> [DATA SECTION]

----------------

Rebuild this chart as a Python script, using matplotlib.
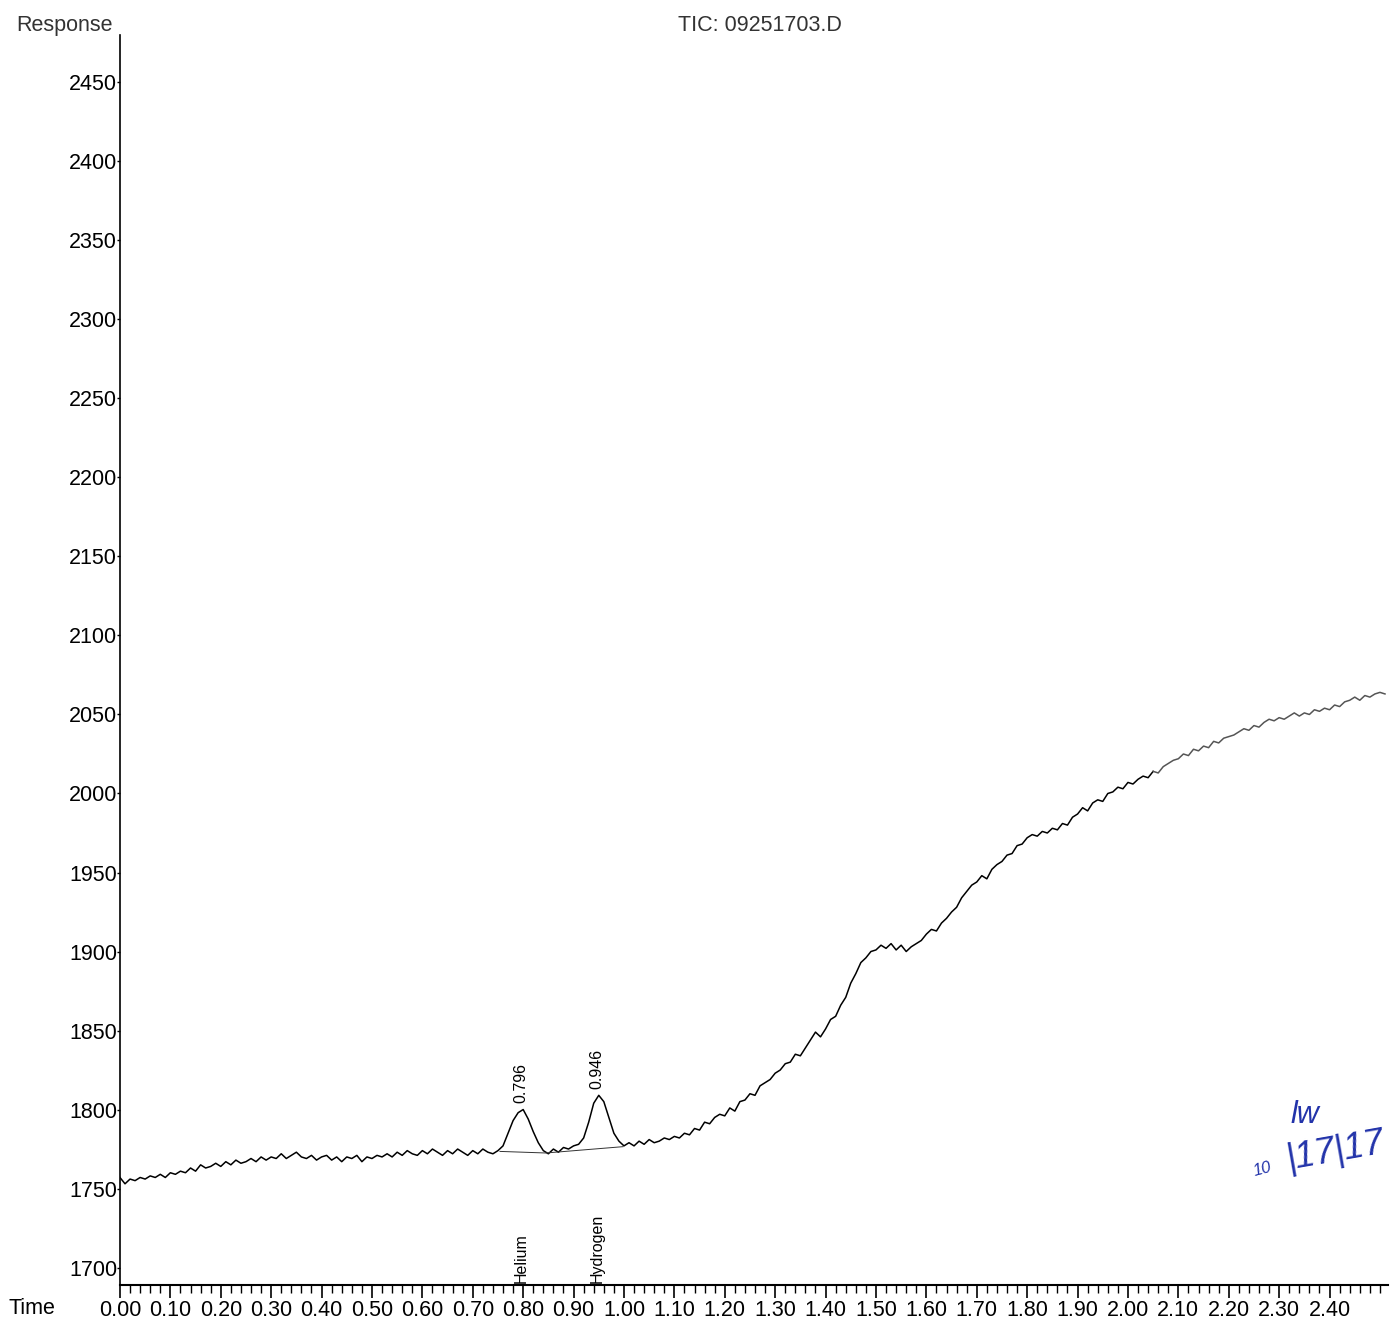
#!/usr/bin/env python

import numpy as np
from matplotlib import pyplot as plt

# chromatogram (time in min, step 0.01)
time = np.round(np.arange(0, 2.515, 0.01), 2)
response = [
    1757, 1753, 1756, 1755, 1757, 1756, 1758, 1757, 1759, 1757,
    1760, 1759, 1761, 1760, 1763, 1761, 1765, 1763, 1764, 1766,
    1764, 1767, 1765, 1768, 1766, 1767, 1769, 1767, 1770, 1768,
    1770, 1769, 1772, 1769, 1771, 1773, 1770, 1769, 1771, 1768,
    1770, 1771, 1768, 1770, 1767, 1770, 1769, 1771, 1767, 1770,
    1769, 1771, 1770, 1772, 1770, 1773, 1771, 1774, 1772, 1771,
    1774, 1772, 1775, 1773, 1771, 1774, 1772, 1775, 1773, 1771,
    1774, 1772, 1775, 1773, 1772, 1774, 1777, 1785, 1793, 1798,
    1800, 1794, 1786, 1779, 1774, 1772, 1775, 1773, 1776, 1775,
    1777, 1778, 1782, 1792, 1804, 1809, 1805, 1795, 1785, 1780,
    1777,
    1779, 1777, 1780, 1778, 1781, 1779, 1780, 1782, 1781, 1783,
    1782, 1785, 1784, 1788, 1787, 1792, 1791, 1795, 1797, 1796,
    1801, 1799, 1805, 1806, 1810, 1809, 1815, 1817, 1819, 1823,
    1825, 1829, 1830, 1835, 1834, 1839, 1844, 1849, 1846, 1851,
    1857, 1859, 1866, 1871, 1880, 1886, 1893, 1896, 1900, 1901,
    1904, 1902, 1905, 1901, 1904, 1900, 1903, 1905, 1907, 1911,
    1914, 1913, 1918, 1921, 1925, 1928, 1934, 1938, 1942, 1944,
    1948, 1946, 1952, 1955, 1957, 1961, 1962, 1967, 1968, 1972,
    1974, 1973, 1976, 1975, 1978, 1977, 1981, 1980, 1985, 1987,
    1991, 1989, 1994, 1996, 1995, 2000, 2001, 2004, 2003, 2007,
    2006, 2009, 2011, 2010, 2014, 2013, 2017, 2019, 2021, 2022,
    2025, 2024, 2028, 2027, 2030, 2029, 2033, 2032, 2035, 2036,
    2037, 2039, 2041, 2040, 2043, 2042, 2045, 2047, 2046, 2048,
    2047, 2049, 2051, 2049, 2051, 2050, 2053, 2052, 2054, 2053,
    2056, 2055, 2058, 2059, 2061, 2059, 2062, 2061, 2063, 2064,
    2063,
]
response = np.array(response, dtype=float)

peak_times = [0.796, 0.946]
peak_heights = [1800, 1809]
peak_names = ["Helium", "Hydrogen"]
base_t = [0.754, 0.845, 0.998]
base_v = [1773.5, 1772.5, 1776.5]

plt.rcParams['font.family'] = ['Liberation Sans', 'DejaVu Sans']

fig = plt.figure(figsize=(13.95, 13.21), dpi=100)
ax = fig.add_axes([0.086, 0.0273, 0.909, 0.9462])

split = time <= 2.05
ax.plot(time[split], response[split], color='black', lw=1.1)
ax.plot(time[time >= 2.05], response[time >= 2.05], color='#555555', lw=1.1)
ax.plot(base_t, base_v, color='#333333', lw=0.7)

for t, h, name in zip(peak_times, peak_heights, peak_names):
    ax.text(t, h + 4, "%.3f" % t, rotation=90, ha='center', va='bottom', fontsize=11.5)
    ax.text(t, 1690, name, rotation=90, ha='center', va='bottom', fontsize=11.5)

ax.set_xlim(0, 2.516)
ax.set_ylim(1689, 2480)
ax.set_xticks(np.round(np.arange(0, 2.41, 0.1), 2))
ax.set_xticks(np.arange(0, 2.52, 0.02), minor=True)
ax.set_xticklabels(["%.2f" % v for v in np.arange(0, 2.41, 0.1)])
ax.set_yticks(np.arange(1700, 2451, 50))
for s in ['top', 'right']:
    ax.spines[s].set_visible(False)
ax.spines['left'].set_linewidth(1.2)
ax.spines['bottom'].set_linewidth(1.5)
ax.tick_params(axis='x', which='major', length=9, width=1.2, labelsize=15.5, pad=2)
ax.tick_params(axis='x', which='minor', length=6, width=1)
ax.tick_params(axis='y', which='major', length=2, width=1, labelsize=15.5, pad=0)

fig.text(0.006, 0.0095, "Time", fontsize=15.5, ha='left', va='center')
fig.text(0.012, 0.981, "Response", fontsize=15.5, ha='left', va='center', color='#333333')
fig.text(0.545, 0.981, "TIC: 09251703.D", fontsize=15.5, ha='center', va='center', color='#333333')

# handwritten date in blue ink
fig.text(0.897, 0.11, "10", fontsize=12, color='#2233aa', style='italic', rotation=15)
fig.text(0.92, 0.115, "|17|17", fontsize=26, color='#2233aa', style='italic', rotation=10)
fig.text(0.925, 0.15, "lw", fontsize=22, color='#2233aa', style='italic')

fig.savefig("out.png")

----------------

> [THE TASK] Restate the data word for word from its first line through the line with "ax = fig.add_axes([0.086, 0.0273, 0.909, 0.9462])", leaving out any picture along the way.

> [FULL OUTPUT]
Rebuild this chart as a Python script, using matplotlib.
#!/usr/bin/env python

import numpy as np
from matplotlib import pyplot as plt

# chromatogram (time in min, step 0.01)
time = np.round(np.arange(0, 2.515, 0.01), 2)
response = [
    1757, 1753, 1756, 1755, 1757, 1756, 1758, 1757, 1759, 1757,
    1760, 1759, 1761, 1760, 1763, 1761, 1765, 1763, 1764, 1766,
    1764, 1767, 1765, 1768, 1766, 1767, 1769, 1767, 1770, 1768,
    1770, 1769, 1772, 1769, 1771, 1773, 1770, 1769, 1771, 1768,
    1770, 1771, 1768, 1770, 1767, 1770, 1769, 1771, 1767, 1770,
    1769, 1771, 1770, 1772, 1770, 1773, 1771, 1774, 1772, 1771,
    1774, 1772, 1775, 1773, 1771, 1774, 1772, 1775, 1773, 1771,
    1774, 1772, 1775, 1773, 1772, 1774, 1777, 1785, 1793, 1798,
    1800, 1794, 1786, 1779, 1774, 1772, 1775, 1773, 1776, 1775,
    1777, 1778, 1782, 1792, 1804, 1809, 1805, 1795, 1785, 1780,
    1777,
    1779, 1777, 1780, 1778, 1781, 1779, 1780, 1782, 1781, 1783,
    1782, 1785, 1784, 1788, 1787, 1792, 1791, 1795, 1797, 1796,
    1801, 1799, 1805, 1806, 1810, 1809, 1815, 1817, 1819, 1823,
    1825, 1829, 1830, 1835, 1834, 1839, 1844, 1849, 1846, 1851,
    1857, 1859, 1866, 1871, 1880, 1886, 1893, 1896, 1900, 1901,
    1904, 1902, 1905, 1901, 1904, 1900, 1903, 1905, 1907, 1911,
    1914, 1913, 1918, 1921, 1925, 1928, 1934, 1938, 1942, 1944,
    1948, 1946, 1952, 1955, 1957, 1961, 1962, 1967, 1968, 1972,
    1974, 1973, 1976, 1975, 1978, 1977, 1981, 1980, 1985, 1987,
    1991, 1989, 1994, 1996, 1995, 2000, 2001, 2004, 2003, 2007,
    2006, 2009, 2011, 2010, 2014, 2013, 2017, 2019, 2021, 2022,
    2025, 2024, 2028, 2027, 2030, 2029, 2033, 2032, 2035, 2036,
    2037, 2039, 2041, 2040, 2043, 2042, 2045, 2047, 2046, 2048,
    2047, 2049, 2051, 2049, 2051, 2050, 2053, 2052, 2054, 2053,
    2056, 2055, 2058, 2059, 2061, 2059, 2062, 2061, 2063, 2064,
    2063,
]
response = np.array(response, dtype=float)

peak_times = [0.796, 0.946]
peak_heights = [1800, 1809]
peak_names = ["Helium", "Hydrogen"]
base_t = [0.754, 0.845, 0.998]
base_v = [1773.5, 1772.5, 1776.5]

plt.rcParams['font.family'] = ['Liberation Sans', 'DejaVu Sans']

fig = plt.figure(figsize=(13.95, 13.21), dpi=100)
ax = fig.add_axes([0.086, 0.0273, 0.909, 0.9462])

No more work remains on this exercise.